Recorded information ::
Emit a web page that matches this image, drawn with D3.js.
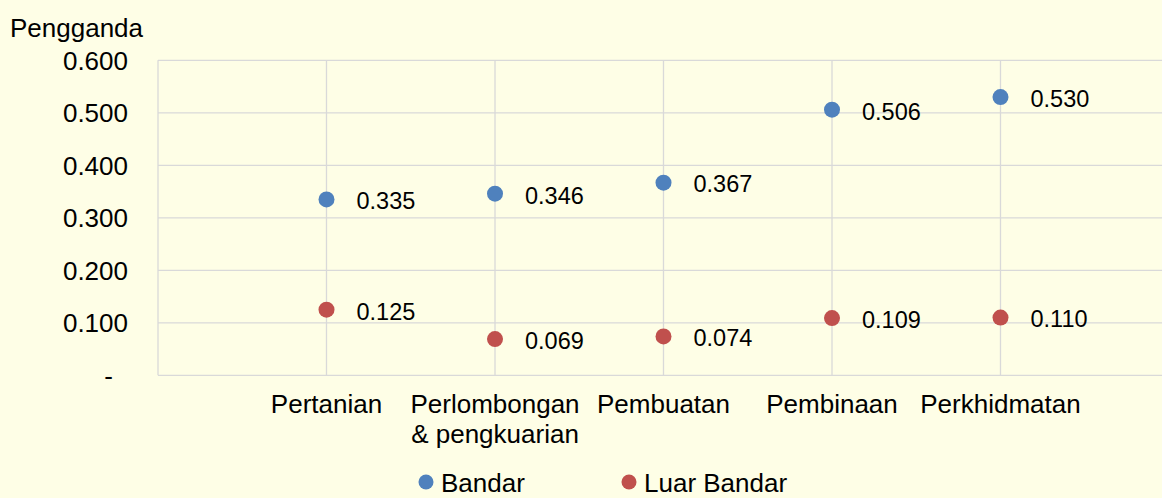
<!DOCTYPE html>
<html>
<head>
<meta charset="utf-8">
<script src="https://cdn.jsdelivr.net/npm/d3@7"></script>
<style>
  html, body { margin: 0; padding: 0; background: #FEFEE6; }
  svg { display: block; }
  text { font-family: "Liberation Sans", Arial, sans-serif; fill: #000; }
</style>
</head>
<body>
<svg id="chart" width="1162" height="498"></svg>
<script>
const categories = [["Pertanian"], ["Perlombongan", "& pengkuarian"], ["Pembuatan"], ["Pembinaan"], ["Perkhidmatan"]];
const bandar = [0.335, 0.346, 0.367, 0.506, 0.530];
const luarBandar = [0.125, 0.069, 0.074, 0.109, 0.110];
const seriesNames = ["Bandar", "Luar Bandar"];
const seriesColors = ["#4F81BD", "#C0504D"];
const yTicks = [0, 0.1, 0.2, 0.3, 0.4, 0.5, 0.6];
const yTitle = "Pengganda";

(function () {
const svg = d3.select("#chart");
const W = 1162, H = 498;
const plotLeft = 158, plotTop = 60.3, plotBottom = 375.3;

const x = d3.scaleLinear().domain([0, 6]).range([plotLeft, plotLeft + 6 * 168.5]);
const y = d3.scaleLinear().domain([0, 0.6]).range([plotBottom, plotTop]);

svg.append("rect").attr("width", W).attr("height", H).attr("fill", "#FEFEE6");

const grid = svg.append("g").attr("stroke", "#D9D9D9").attr("stroke-width", 1.3);
grid.selectAll("line.h").data(yTicks).join("line").attr("class", "h")
  .attr("x1", plotLeft).attr("x2", W)
  .attr("y1", d => y(d)).attr("y2", d => y(d));
grid.selectAll("line.v").data(d3.range(0, 6)).join("line").attr("class", "v")
  .attr("x1", d => x(d)).attr("x2", d => x(d))
  .attr("y1", plotTop).attr("y2", plotBottom);

const yAxis = d3.axisLeft(y).tickValues(yTicks)
  .tickFormat(d => d === 0 ? "-" : d3.format(".3f")(d))
  .tickSize(0).tickPadding(0);
const ya = svg.append("g").attr("transform", `translate(128,0)`).call(yAxis);
ya.select(".domain").remove();
ya.selectAll("text")
  .attr("font-size", "26px")
  .attr("font-family", "Liberation Sans, Arial, sans-serif")
  .attr("fill", "#000")
  .attr("dy", "0.35em")
  .attr("x", d => d === 0 ? -15 : 0);

svg.append("text").attr("x", 10).attr("y", 37).attr("font-size", "26px").text(yTitle);

const cat = svg.append("g");
categories.forEach((lines, i) => {
  const t = cat.append("text").attr("text-anchor", "middle").attr("font-size", "26px")
    .attr("x", x(i + 1)).attr("y", 413);
  lines.forEach((ln, j) => {
    t.append("tspan").attr("x", x(i + 1)).attr("dy", j === 0 ? 0 : 30).text(ln);
  });
});

const series = [bandar, luarBandar];
series.forEach((vals, s) => {
  const g = svg.append("g");
  g.selectAll("circle").data(vals).join("circle")
    .attr("cx", (d, i) => x(i + 1)).attr("cy", d => y(d))
    .attr("r", 8).attr("fill", seriesColors[s]);
  g.selectAll("text").data(vals).join("text")
    .attr("x", (d, i) => x(i + 1) + 30).attr("y", d => y(d))
    .attr("dy", "0.42em").attr("font-size", "23.5px")
    .text(d => d3.format(".3f")(d));
});

const legX = [426, 629];
seriesNames.forEach((n, s) => {
  svg.append("circle").attr("cx", legX[s]).attr("cy", 482).attr("r", 7.5).attr("fill", seriesColors[s]);
  svg.append("text").attr("x", legX[s] + 15).attr("y", 491.5).attr("font-size", "26px").text(n);
});
})();
</script>
</body>
</html>
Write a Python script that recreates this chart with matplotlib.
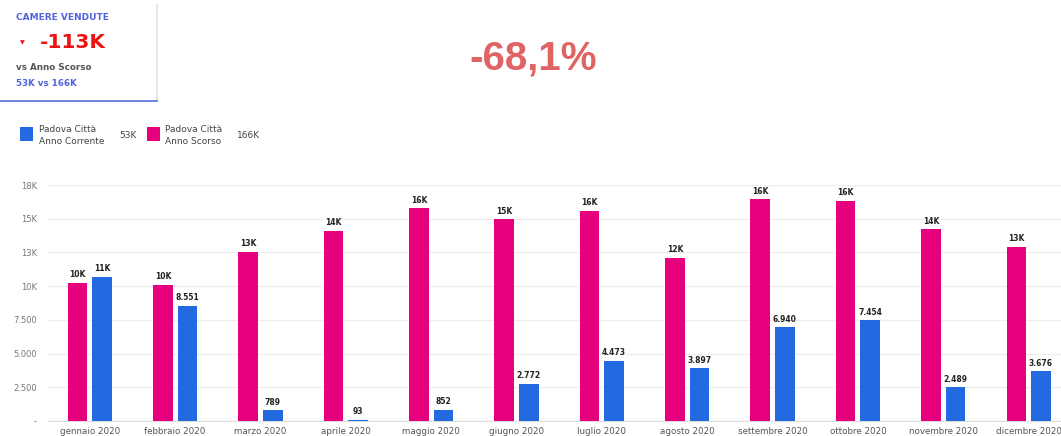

Requirements :: Repeat the material above verbatim, with no pictures in the output.

Solution ::
Emit a web page that matches this image, drawn with D3.js.
<!DOCTYPE html>
<html>
<head>
<meta charset="utf-8">
<script src="https://cdn.jsdelivr.net/npm/d3@7"></script>
<style>
  html, body { margin: 0; padding: 0; background: #FEFEE6; }
  svg { display: block; }
  text { font-family: "Liberation Sans", Arial, sans-serif; fill: #000; }
</style>
</head>
<body>
<svg id="chart" width="1162" height="498"></svg>
<script>
const categories = [["Pertanian"], ["Perlombongan", "& pengkuarian"], ["Pembuatan"], ["Pembinaan"], ["Perkhidmatan"]];
const bandar = [0.335, 0.346, 0.367, 0.506, 0.530];
const luarBandar = [0.125, 0.069, 0.074, 0.109, 0.110];
const seriesNames = ["Bandar", "Luar Bandar"];
const seriesColors = ["#4F81BD", "#C0504D"];
const yTicks = [0, 0.1, 0.2, 0.3, 0.4, 0.5, 0.6];
const yTitle = "Pengganda";

(function () {
const svg = d3.select("#chart");
const W = 1162, H = 498;
const plotLeft = 158, plotTop = 60.3, plotBottom = 375.3;

const x = d3.scaleLinear().domain([0, 6]).range([plotLeft, plotLeft + 6 * 168.5]);
const y = d3.scaleLinear().domain([0, 0.6]).range([plotBottom, plotTop]);

svg.append("rect").attr("width", W).attr("height", H).attr("fill", "#FEFEE6");

const grid = svg.append("g").attr("stroke", "#D9D9D9").attr("stroke-width", 1.3);
grid.selectAll("line.h").data(yTicks).join("line").attr("class", "h")
  .attr("x1", plotLeft).attr("x2", W)
  .attr("y1", d => y(d)).attr("y2", d => y(d));
grid.selectAll("line.v").data(d3.range(0, 6)).join("line").attr("class", "v")
  .attr("x1", d => x(d)).attr("x2", d => x(d))
  .attr("y1", plotTop).attr("y2", plotBottom);

const yAxis = d3.axisLeft(y).tickValues(yTicks)
  .tickFormat(d => d === 0 ? "-" : d3.format(".3f")(d))
  .tickSize(0).tickPadding(0);
const ya = svg.append("g").attr("transform", `translate(128,0)`).call(yAxis);
ya.select(".domain").remove();
ya.selectAll("text")
  .attr("font-size", "26px")
  .attr("font-family", "Liberation Sans, Arial, sans-serif")
  .attr("fill", "#000")
  .attr("dy", "0.35em")
  .attr("x", d => d === 0 ? -15 : 0);

svg.append("text").attr("x", 10).attr("y", 37).attr("font-size", "26px").text(yTitle);

const cat = svg.append("g");
categories.forEach((lines, i) => {
  const t = cat.append("text").attr("text-anchor", "middle").attr("font-size", "26px")
    .attr("x", x(i + 1)).attr("y", 413);
  lines.forEach((ln, j) => {
    t.append("tspan").attr("x", x(i + 1)).attr("dy", j === 0 ? 0 : 30).text(ln);
  });
});

const series = [bandar, luarBandar];
series.forEach((vals, s) => {
  const g = svg.append("g");
  g.selectAll("circle").data(vals).join("circle")
    .attr("cx", (d, i) => x(i + 1)).attr("cy", d => y(d))
    .attr("r", 8).attr("fill", seriesColors[s]);
  g.selectAll("text").data(vals).join("text")
    .attr("x", (d, i) => x(i + 1) + 30).attr("y", d => y(d))
    .attr("dy", "0.42em").attr("font-size", "23.5px")
    .text(d => d3.format(".3f")(d));
});

const legX = [426, 629];
seriesNames.forEach((n, s) => {
  svg.append("circle").attr("cx", legX[s]).attr("cy", 482).attr("r", 7.5).attr("fill", seriesColors[s]);
  svg.append("text").attr("x", legX[s] + 15).attr("y", 491.5).attr("font-size", "26px").text(n);
});
})();
</script>
</body>
</html>
Write a Python script that recreates this chart with matplotlib.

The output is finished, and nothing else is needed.